* WHAT NEEDS TO BE DONE: Provide again, from the entries below, every line from the one containing "Convert this chart" through the one containing "const canvasRef = useRef<HTMLCanvasElement", exactly as written, and no other line.

* RECORD EXCERPTS:
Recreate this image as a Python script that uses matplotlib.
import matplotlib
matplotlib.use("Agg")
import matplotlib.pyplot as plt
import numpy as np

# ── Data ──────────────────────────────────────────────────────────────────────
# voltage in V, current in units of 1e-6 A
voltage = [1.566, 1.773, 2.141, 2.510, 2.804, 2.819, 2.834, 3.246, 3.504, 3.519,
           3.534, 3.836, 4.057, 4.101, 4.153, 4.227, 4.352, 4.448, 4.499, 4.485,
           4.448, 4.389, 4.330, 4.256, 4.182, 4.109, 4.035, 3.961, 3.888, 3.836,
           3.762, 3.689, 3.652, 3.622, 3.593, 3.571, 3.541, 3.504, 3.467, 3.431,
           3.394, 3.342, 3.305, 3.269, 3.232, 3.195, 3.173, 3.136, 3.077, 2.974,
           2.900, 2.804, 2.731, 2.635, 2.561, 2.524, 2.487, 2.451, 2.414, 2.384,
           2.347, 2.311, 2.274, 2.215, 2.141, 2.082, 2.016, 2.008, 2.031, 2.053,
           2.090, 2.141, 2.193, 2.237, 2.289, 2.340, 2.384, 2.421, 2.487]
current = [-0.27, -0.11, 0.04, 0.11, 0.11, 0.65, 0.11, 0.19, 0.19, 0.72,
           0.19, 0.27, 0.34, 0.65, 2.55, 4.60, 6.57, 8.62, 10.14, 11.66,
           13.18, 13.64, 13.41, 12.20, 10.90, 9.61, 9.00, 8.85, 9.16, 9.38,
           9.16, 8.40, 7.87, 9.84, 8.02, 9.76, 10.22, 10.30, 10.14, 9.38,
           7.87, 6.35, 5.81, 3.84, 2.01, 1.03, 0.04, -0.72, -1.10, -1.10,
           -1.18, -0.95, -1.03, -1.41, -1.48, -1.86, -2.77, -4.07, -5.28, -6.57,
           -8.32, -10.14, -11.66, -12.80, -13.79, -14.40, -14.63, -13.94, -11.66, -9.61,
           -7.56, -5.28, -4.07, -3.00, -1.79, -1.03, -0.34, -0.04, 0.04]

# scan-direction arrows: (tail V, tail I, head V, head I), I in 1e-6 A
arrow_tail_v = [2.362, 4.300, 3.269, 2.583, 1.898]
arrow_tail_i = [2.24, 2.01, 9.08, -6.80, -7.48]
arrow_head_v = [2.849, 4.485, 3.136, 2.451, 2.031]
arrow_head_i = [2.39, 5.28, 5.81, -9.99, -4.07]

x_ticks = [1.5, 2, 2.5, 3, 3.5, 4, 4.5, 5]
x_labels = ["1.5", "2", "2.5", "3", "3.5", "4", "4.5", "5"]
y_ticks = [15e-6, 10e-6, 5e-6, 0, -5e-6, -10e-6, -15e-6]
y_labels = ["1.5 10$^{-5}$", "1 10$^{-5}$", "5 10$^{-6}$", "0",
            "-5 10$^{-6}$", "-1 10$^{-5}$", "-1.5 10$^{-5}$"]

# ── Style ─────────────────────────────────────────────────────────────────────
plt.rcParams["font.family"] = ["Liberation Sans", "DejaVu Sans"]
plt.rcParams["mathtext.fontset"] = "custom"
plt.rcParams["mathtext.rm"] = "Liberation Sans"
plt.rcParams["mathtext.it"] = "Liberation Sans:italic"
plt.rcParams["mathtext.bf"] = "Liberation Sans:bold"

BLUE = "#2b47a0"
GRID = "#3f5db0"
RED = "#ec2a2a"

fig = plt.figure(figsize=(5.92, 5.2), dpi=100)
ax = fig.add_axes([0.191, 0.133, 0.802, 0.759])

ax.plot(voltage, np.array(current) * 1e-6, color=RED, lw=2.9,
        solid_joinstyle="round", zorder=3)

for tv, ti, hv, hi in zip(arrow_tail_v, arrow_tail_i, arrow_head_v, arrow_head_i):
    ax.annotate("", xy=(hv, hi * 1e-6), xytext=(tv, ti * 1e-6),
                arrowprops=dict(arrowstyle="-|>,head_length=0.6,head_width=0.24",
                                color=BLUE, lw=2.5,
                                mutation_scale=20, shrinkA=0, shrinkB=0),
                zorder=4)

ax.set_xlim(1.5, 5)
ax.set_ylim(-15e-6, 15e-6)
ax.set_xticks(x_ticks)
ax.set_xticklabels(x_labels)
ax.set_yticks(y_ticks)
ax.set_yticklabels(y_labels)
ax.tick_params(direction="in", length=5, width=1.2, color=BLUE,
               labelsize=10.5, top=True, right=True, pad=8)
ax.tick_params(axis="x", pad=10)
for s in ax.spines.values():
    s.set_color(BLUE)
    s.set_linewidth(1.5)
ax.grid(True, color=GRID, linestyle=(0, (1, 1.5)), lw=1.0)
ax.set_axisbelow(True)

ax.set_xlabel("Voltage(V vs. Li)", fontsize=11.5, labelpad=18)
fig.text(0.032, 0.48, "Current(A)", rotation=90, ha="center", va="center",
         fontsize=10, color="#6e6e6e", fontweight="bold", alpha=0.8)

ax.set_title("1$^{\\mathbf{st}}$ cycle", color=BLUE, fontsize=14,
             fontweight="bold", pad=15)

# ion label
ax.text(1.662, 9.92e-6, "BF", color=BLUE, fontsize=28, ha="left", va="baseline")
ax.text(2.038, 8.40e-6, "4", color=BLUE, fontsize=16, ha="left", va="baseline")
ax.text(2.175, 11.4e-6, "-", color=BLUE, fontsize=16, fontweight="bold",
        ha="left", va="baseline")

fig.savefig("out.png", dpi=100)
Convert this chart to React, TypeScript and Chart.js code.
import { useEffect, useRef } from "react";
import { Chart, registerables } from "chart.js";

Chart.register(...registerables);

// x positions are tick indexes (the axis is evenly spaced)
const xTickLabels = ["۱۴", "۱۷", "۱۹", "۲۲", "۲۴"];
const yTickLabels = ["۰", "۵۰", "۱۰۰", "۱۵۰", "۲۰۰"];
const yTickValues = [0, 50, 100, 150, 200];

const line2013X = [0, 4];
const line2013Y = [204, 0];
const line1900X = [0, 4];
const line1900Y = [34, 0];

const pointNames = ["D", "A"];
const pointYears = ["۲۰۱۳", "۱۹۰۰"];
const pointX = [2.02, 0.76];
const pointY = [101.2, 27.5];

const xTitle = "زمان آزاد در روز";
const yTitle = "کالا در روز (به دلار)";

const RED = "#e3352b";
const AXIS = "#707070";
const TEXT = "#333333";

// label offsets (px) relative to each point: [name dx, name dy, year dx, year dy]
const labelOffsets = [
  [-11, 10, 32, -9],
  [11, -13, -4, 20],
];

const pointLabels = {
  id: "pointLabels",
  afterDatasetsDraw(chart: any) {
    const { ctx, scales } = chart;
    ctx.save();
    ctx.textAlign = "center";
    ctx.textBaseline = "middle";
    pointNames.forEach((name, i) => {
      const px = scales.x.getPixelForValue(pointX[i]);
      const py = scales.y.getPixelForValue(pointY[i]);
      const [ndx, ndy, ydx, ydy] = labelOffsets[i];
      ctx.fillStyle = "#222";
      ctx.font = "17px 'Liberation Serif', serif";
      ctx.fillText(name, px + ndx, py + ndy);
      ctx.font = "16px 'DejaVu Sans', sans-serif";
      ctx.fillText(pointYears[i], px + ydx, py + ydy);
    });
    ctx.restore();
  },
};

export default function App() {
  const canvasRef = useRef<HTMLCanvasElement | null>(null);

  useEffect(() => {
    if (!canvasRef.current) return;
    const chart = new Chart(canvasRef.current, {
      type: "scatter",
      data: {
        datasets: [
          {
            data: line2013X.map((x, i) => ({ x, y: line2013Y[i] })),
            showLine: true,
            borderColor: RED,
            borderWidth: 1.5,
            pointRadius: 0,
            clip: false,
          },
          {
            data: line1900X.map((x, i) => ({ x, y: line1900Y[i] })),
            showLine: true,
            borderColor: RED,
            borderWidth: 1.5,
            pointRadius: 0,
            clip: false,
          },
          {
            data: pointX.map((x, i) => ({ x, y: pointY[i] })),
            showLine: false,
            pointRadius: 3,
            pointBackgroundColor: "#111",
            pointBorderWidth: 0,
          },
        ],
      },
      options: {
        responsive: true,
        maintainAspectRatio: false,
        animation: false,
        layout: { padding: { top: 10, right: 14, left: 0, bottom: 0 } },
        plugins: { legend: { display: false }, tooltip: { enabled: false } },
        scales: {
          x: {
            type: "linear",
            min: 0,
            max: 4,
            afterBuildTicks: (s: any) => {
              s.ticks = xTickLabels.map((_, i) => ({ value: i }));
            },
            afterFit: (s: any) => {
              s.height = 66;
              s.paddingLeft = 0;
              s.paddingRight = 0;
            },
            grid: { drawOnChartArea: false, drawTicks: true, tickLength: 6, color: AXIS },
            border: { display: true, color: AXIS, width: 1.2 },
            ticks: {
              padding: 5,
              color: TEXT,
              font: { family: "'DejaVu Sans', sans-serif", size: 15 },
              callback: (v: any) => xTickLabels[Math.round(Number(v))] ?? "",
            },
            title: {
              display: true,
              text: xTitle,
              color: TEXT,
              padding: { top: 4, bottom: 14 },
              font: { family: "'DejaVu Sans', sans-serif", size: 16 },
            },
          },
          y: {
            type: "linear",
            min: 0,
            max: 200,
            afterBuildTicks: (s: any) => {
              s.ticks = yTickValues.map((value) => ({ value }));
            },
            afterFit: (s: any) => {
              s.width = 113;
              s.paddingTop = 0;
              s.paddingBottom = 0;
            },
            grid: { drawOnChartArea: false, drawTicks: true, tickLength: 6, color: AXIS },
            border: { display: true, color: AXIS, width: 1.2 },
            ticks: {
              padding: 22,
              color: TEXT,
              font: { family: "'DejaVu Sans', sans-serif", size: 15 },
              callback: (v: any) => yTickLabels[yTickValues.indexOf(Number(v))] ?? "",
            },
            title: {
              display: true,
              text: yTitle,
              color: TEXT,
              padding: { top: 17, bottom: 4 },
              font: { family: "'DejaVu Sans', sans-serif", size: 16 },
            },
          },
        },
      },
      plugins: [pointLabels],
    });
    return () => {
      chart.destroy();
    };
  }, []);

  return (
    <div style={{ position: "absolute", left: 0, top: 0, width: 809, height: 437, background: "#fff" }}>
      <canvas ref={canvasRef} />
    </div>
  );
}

* SOLUTION:
Convert this chart to React, TypeScript and Chart.js code.
import { useEffect, useRef } from "react";
import { Chart, registerables } from "chart.js";

Chart.register(...registerables);

// x positions are tick indexes (the axis is evenly spaced)
const xTickLabels = ["۱۴", "۱۷", "۱۹", "۲۲", "۲۴"];
const yTickLabels = ["۰", "۵۰", "۱۰۰", "۱۵۰", "۲۰۰"];
const yTickValues = [0, 50, 100, 150, 200];

const line2013X = [0, 4];
const line2013Y = [204, 0];
const line1900X = [0, 4];
const line1900Y = [34, 0];

const pointNames = ["D", "A"];
const pointYears = ["۲۰۱۳", "۱۹۰۰"];
const pointX = [2.02, 0.76];
const pointY = [101.2, 27.5];

const xTitle = "زمان آزاد در روز";
const yTitle = "کالا در روز (به دلار)";

const RED = "#e3352b";
const AXIS = "#707070";
const TEXT = "#333333";

// label offsets (px) relative to each point: [name dx, name dy, year dx, year dy]
const labelOffsets = [
  [-11, 10, 32, -9],
  [11, -13, -4, 20],
];

const pointLabels = {
  id: "pointLabels",
  afterDatasetsDraw(chart: any) {
    const { ctx, scales } = chart;
    ctx.save();
    ctx.textAlign = "center";
    ctx.textBaseline = "middle";
    pointNames.forEach((name, i) => {
      const px = scales.x.getPixelForValue(pointX[i]);
      const py = scales.y.getPixelForValue(pointY[i]);
      const [ndx, ndy, ydx, ydy] = labelOffsets[i];
      ctx.fillStyle = "#222";
      ctx.font = "17px 'Liberation Serif', serif";
      ctx.fillText(name, px + ndx, py + ndy);
      ctx.font = "16px 'DejaVu Sans', sans-serif";
      ctx.fillText(pointYears[i], px + ydx, py + ydy);
    });
    ctx.restore();
  },
};

export default function App() {
  const canvasRef = useRef<HTMLCanvasElement | null>(null);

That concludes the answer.